Public agencies prevailed in 68% of CEQA cases analyzed.
By James L. Arnone, Daniel P. Brunton, Nikki Buffa, Marc T. Campopiano, and Winston P. Stromberg
Latham & Watkins is pleased to present its fourth annual CEQA Case Report. Throughout 2020 Latham lawyers reviewed each of the 34 California Environmental Quality Act (CEQA) appellate cases, whether published or unpublished. Below is a compilation of the information distilled from that annual review and a discussion of the patterns that emerged. Latham’s webcast discussing this publication and the key CEQA cases and trends of 2020 is available here.
In 2020, the California Courts of Appeal issued 34 opinions that substantially considered CEQA. Additionally, the California Supreme Court issued one opinion, and the Ninth Circuit Court of Appeal issued one opinion. Significantly, in Protecting Our Water & Environmental Resources v. County of Stanislaus, the California Supreme Court held that Stanislaus County could not categorically classify the issuance of all well construction permits as “ministerial.” The Supreme Court explained that the plain text of the local code, which incorporated state standards, gave the County health officer significant discretion to deviate from general well permitting standards; therefore, the County’s blanket classification of well permits as ministerial violated CEQA.
Other key cases from 2020 include:
- Save the Agoura Cornell Knoll v. City of Agoura Hills, in which the Court of Appeal concluded that conflicting evidence in the record for a mixed-use development project required preparation of an environmental impact report, rather than a mitigated negative declaration, and that failure to raise a statute of limitations in a general demurrer or answer forfeits the defense.
- Environmental Council of Sacramento v. County of Sacramento, in which the Court of Appeal concluded that project completion can be presumed for CEQA purposes and that the project description for a master planned community did not need to speculate whether a portion of the project would actually be built.
- King & Gardiner Farms, LLC v. County of Kern, in which the Court of Appeal held that agricultural land conversion mitigation measures violated CEQA because conservation easements did not create new agricultural land to replace the land lost.
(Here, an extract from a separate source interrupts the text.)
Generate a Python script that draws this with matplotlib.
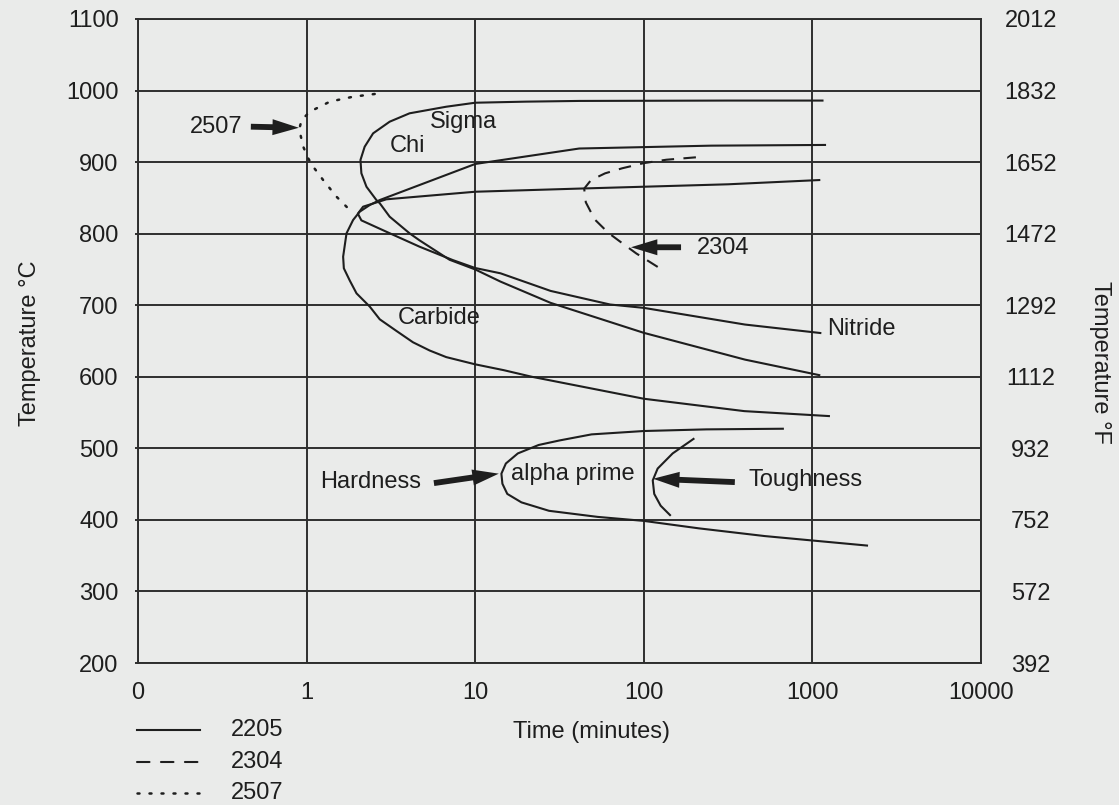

- Parkford Owners for a Better Community v. County of Placer, in which the Court of Appeal held that a petitioner’s challenge to a self-storage facility project was moot after the project was already completed due to the petitioner’s failure to take steps to maintain the status quo pending the resolution of its claims.
- Golden Door Properties, et al. v. County of San Diego, in which the Court of Appeal held that San Diego County’s adoption of a Climate Action Plan to reduce greenhouse gas emissions violated CEQA by improperly deferring mitigation and failing to provide specific performance standards.
- Golden Door Properties, LLC v. Superior Court, in which the Court of Appeal concluded that a lead agency must maintain and include in the record all written materials, including correspondence, relevant to its CEQA compliance and project evaluation.
- San Francisco Taxi Coalition v. City and County of San Francisco, in which the Ninth Circuit Court of Appeal concluded that local regulations prioritizing certain taxi medallion holders did not constitute a “project” under CEQA, despite the claim that the regulations would potentially increase the number of passenger-less trips that taxi drivers took as well as the general demand for rides.
Of the 34 appellate CEQA cases, 15 were published and 19 were unpublished. Figure 1 (right) shows all 34 cases sorted by topic. An equal number of cases focused on Environmental Impact Reports (EIRs) and Attorneys’ Fees, Justiciability, and Other Procedures, which includes issues such as mootness, statutes of limitations, waiver, and res judicata. Each topic was the focus of 12 of the 34 cases, or 35%. This represents a moderate shift from 2019, when the plurality of CEQA cases (44%) centered around Attorneys’ Fees, Justiciability, and Other Procedures, and 31% of cases focused on EIRs. In 2020, six cases focused on Supplemental Review, two cases focused on Exemptions and Exceptions, and two focused on Mitigated Negative Declarations.
Figure 2 (below) shows the distribution of cases among California’s six appellate districts, as well as the percentage of cases in each district where the public agency prevailed. As was the case in 2018 and 2019, the Sixth District was the only district in which the public agency prevailed in all cases. Unlike in 2019, in which public agencies did not prevail in a single case in the Fifth District, in 2020 the Fifth District saw public agencies prevail in half of its four cases.
Figure 3 (below) separates cases by topic and shows whether the public agency prevailed in each type of case. For purposes of this summary, if the public agency lost on any issue, then it was deemed not to have prevailed. Overall, public agencies prevailed in 23 of the 34 cases, or 68% of the time, down slightly from a 71% win rate in 2019 but consistent with the 65% win rate in 2018. The public agency prevailed in 83% of Attorneys’ Fees, Justiciability, and Other Procedures cases and in 58% of EIR cases.